[AVAILABLE RECORDS]
++++

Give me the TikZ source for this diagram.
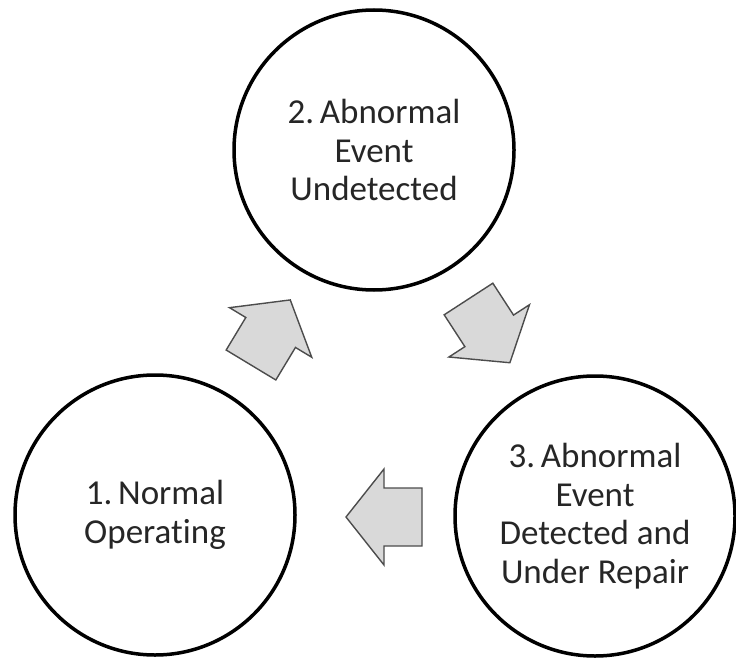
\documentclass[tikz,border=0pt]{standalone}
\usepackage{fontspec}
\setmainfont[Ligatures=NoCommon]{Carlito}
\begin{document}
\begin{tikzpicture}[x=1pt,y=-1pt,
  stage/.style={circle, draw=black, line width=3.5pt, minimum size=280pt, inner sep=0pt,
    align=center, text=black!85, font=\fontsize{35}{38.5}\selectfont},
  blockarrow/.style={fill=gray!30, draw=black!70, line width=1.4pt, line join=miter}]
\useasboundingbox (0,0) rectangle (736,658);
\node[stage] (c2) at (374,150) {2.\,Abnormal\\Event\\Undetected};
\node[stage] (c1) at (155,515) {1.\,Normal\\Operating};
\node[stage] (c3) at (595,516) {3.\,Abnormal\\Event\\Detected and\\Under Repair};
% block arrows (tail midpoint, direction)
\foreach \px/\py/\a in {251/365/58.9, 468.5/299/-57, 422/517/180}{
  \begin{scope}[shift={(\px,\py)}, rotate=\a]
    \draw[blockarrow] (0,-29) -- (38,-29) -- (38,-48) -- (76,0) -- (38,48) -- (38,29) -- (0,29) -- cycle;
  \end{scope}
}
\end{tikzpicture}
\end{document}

++++

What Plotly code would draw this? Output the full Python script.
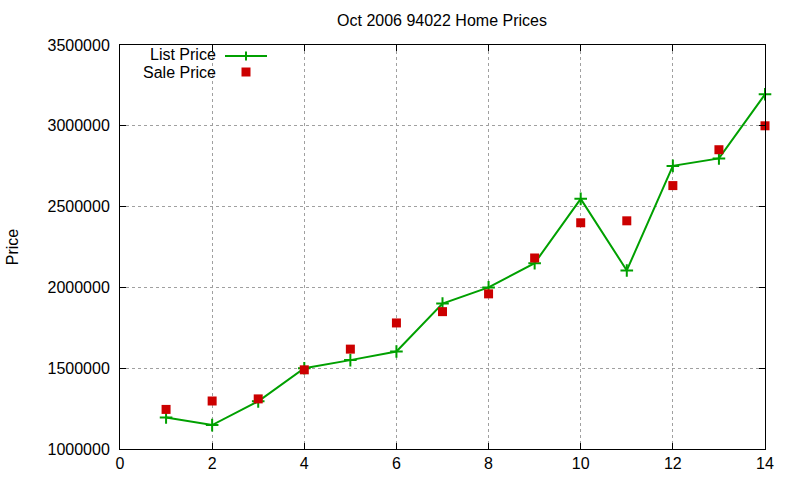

++++

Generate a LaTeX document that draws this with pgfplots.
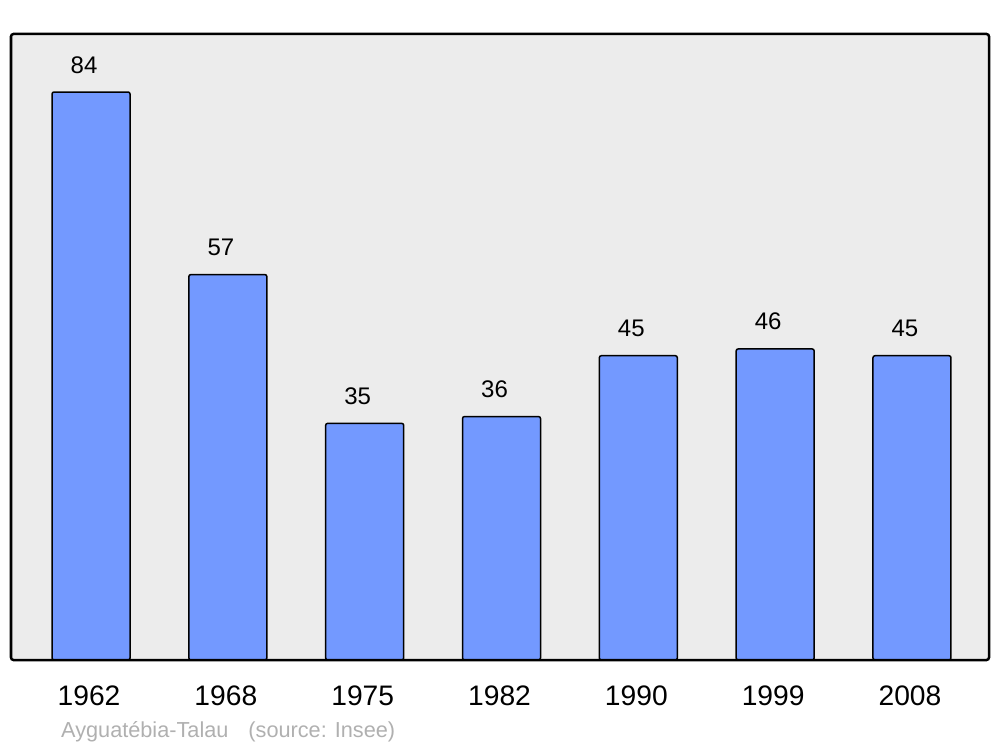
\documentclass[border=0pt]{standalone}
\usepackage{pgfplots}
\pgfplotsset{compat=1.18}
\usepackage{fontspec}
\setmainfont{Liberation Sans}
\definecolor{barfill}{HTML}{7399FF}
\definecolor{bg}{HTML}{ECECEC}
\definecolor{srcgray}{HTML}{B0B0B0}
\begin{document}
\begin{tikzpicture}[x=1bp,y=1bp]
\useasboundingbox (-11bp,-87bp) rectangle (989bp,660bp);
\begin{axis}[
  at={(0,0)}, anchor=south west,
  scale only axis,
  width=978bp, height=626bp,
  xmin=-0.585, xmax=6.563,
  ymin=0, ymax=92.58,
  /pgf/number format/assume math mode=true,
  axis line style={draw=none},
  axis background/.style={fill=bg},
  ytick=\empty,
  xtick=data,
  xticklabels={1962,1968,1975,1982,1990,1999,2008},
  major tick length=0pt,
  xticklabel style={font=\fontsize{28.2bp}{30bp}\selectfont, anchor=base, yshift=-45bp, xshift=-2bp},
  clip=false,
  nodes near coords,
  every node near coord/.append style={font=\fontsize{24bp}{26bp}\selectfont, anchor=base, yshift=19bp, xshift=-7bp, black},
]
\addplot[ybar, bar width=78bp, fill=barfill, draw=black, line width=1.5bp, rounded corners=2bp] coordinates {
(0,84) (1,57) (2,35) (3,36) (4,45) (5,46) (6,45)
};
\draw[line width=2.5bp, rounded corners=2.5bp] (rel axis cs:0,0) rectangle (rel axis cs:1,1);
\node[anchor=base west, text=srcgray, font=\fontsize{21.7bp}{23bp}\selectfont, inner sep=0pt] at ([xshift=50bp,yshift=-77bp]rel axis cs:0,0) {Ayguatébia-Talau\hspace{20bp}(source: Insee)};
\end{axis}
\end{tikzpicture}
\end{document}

++++

[WORK TO DO] Look for "this" and pull out every line that has it.

[ANSWER BELOW]
Give me the TikZ source for this diagram.
What Plotly code would draw this? Output the full Python script.
Generate a LaTeX document that draws this with pgfplots.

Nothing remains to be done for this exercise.